In an interview, Zeng Xianyun told the agency that he is hoping China will legalize the gaming industry to help reduce capital outflows from the country.

"We need to take the issue seriously instead of avoiding it," said Zeng, who is chairman of Phoenix Island, an artificial archipelago off Hainan's southeastern shore that has a cruise ship terminal, luxury hotels and apartments. "We can't let this big cake be eaten all by foreign capital," he was cited as saying.

Zeng's development was built with a total investment of 20 billion yuan ($3.1 billion), of which he put up 45 per cent and another 45 percent came from the state-owned infrastructure firm China Communications Construction, the report said.

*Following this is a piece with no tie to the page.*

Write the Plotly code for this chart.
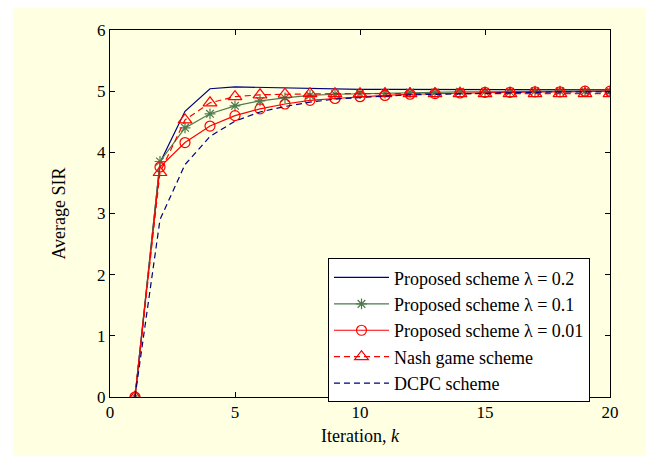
import plotly.graph_objects as go

# Iteration index
iterations = list(range(1, 21))

# Average SIR per iteration for each power-control scheme
sir_lambda_02 = [0, 3.83, 4.67, 5.04, 5.07, 5.06, 5.05, 5.04, 5.04, 5.03,
                 5.03, 5.03, 5.03, 5.02, 5.02, 5.02, 5.02, 5.02, 5.02, 5.02]
sir_lambda_01 = [0, 3.85, 4.40, 4.63, 4.76, 4.84, 4.89, 4.93, 4.95, 4.96,
                 4.97, 4.98, 4.98, 4.99, 4.99, 4.99, 5.00, 5.00, 5.00, 5.00]
sir_lambda_001 = [0, 3.76, 4.16, 4.43, 4.60, 4.71, 4.79, 4.85, 4.88, 4.91,
                  4.93, 4.95, 4.96, 4.97, 4.98, 4.98, 4.99, 4.99, 5.00, 5.00]
sir_nash = [0, 3.67, 4.53, 4.81, 4.91, 4.94, 4.95, 4.96, 4.96, 4.96,
            4.96, 4.96, 4.96, 4.96, 4.96, 4.96, 4.96, 4.96, 4.96, 4.96]
sir_dcpc = [0, 2.90, 3.80, 4.26, 4.51, 4.66, 4.75, 4.82, 4.87, 4.90,
            4.92, 4.94, 4.95, 4.96, 4.97, 4.98, 4.98, 4.99, 4.99, 4.99]

x_ticks = [0, 5, 10, 15, 20]
y_ticks = [0, 1, 2, 3, 4, 5, 6]

NAVY = "#00007F"
GREEN = "#4E7A4E"
RED = "#FF0000"
FONT = "Liberation Serif"
TICK_SIZE = 17
TITLE_SIZE = 18
LEGEND_SIZE = 18

fig = go.Figure()

fig.add_trace(go.Scatter(
    x=iterations, y=sir_lambda_02, mode="lines",
    name="Proposed scheme \u03bb = 0.2",
    line=dict(color=NAVY, width=1.2),
))
fig.add_trace(go.Scatter(
    x=iterations, y=sir_lambda_01, mode="lines+markers",
    name="Proposed scheme \u03bb = 0.1",
    line=dict(color=GREEN, width=1.2),
    marker=dict(symbol="asterisk-open", size=9,
                line=dict(color=GREEN, width=1.2), color=GREEN),
))
fig.add_trace(go.Scatter(
    x=iterations, y=sir_lambda_001, mode="lines+markers",
    name="Proposed scheme \u03bb = 0.01",
    line=dict(color=RED, width=1.2),
    marker=dict(symbol="circle-open", size=10,
                line=dict(color=RED, width=1.2), color=RED),
))
fig.add_trace(go.Scatter(
    x=iterations, y=sir_nash, mode="lines+markers",
    name="Nash game scheme",
    line=dict(color=RED, width=1.2, dash="6px,4px"),
    marker=dict(symbol="triangle-up-open", size=12,
                line=dict(color=RED, width=1.2), color=RED),
))
fig.add_trace(go.Scatter(
    x=iterations, y=sir_dcpc, mode="lines",
    name="DCPC scheme",
    line=dict(color=NAVY, width=1.2, dash="6px,4px"),
))

axis_common = dict(
    showline=True, linecolor="black", linewidth=1, mirror="ticks",
    ticks="inside", ticklen=5, tickcolor="black", tickwidth=1,
    showgrid=False, zeroline=False,
    tickfont=dict(family=FONT, size=TICK_SIZE, color="black"),
)

fig.update_xaxes(
    range=[0, 20], tickvals=x_ticks, **axis_common,
    title=dict(text="Iteration, <i>k</i>",
               font=dict(family=FONT, size=TITLE_SIZE, color="black"),
               standoff=7),
)
fig.update_yaxes(
    range=[0, 6], tickvals=y_ticks, **axis_common,
    title=dict(text="Average SIR",
               font=dict(family=FONT, size=TITLE_SIZE, color="black"),
               standoff=26),
)

# Light yellow figure panel with a thin white rim around it
fig.add_shape(type="rect", xref="paper", yref="paper", layer="below",
              x0=-0.194, x1=1.072, y0=-0.2, y1=1.06,
              fillcolor="#FFFFE1", line=dict(width=0))

fig.update_layout(
    width=655, height=456,
    margin=dict(l=110, r=45, t=30, b=59),
    paper_bgcolor="white", plot_bgcolor="white",
    font=dict(family=FONT, size=TICK_SIZE, color="black"),
    showlegend=True,
    legend=dict(
        x=0.436, y=0.378, xanchor="left", yanchor="top",
        bgcolor="white", bordercolor="black", borderwidth=1,
        font=dict(family=FONT, size=LEGEND_SIZE, color="black"),
        traceorder="normal", itemwidth=55,
    ),
)

fig.write_html("out.html")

Chinese President Xi Jinping is scheduled to visit the island this week, with the local business community hopeful he may announce incentives to boost business and attract more tourism, including potential tax concessions.

Although Xi is unlikely to make any announcement on legalizing casinos, the drumbeat calling for legal gaming on the island has been growing louder.

According to Bloomberg, Hainan's government has commissioned a group of eight scholars to study how to develop gambling tourism there - and how to legalise gambling in China. One member of the group, Associate Professor Pei Guangyi at the School of Economics and Management at Hainan Normal University, published a paper in March arguing that China should legalise gaming to reduce capital outflows through foreign casinos and introduce a body of regulations.
"Since you can't stop Chinese people from gambling, it is a better solution to make sure that foreign or private capital do not overly profit from it," he said.

Zeng said he could open a casino in under 30 days if given the permission.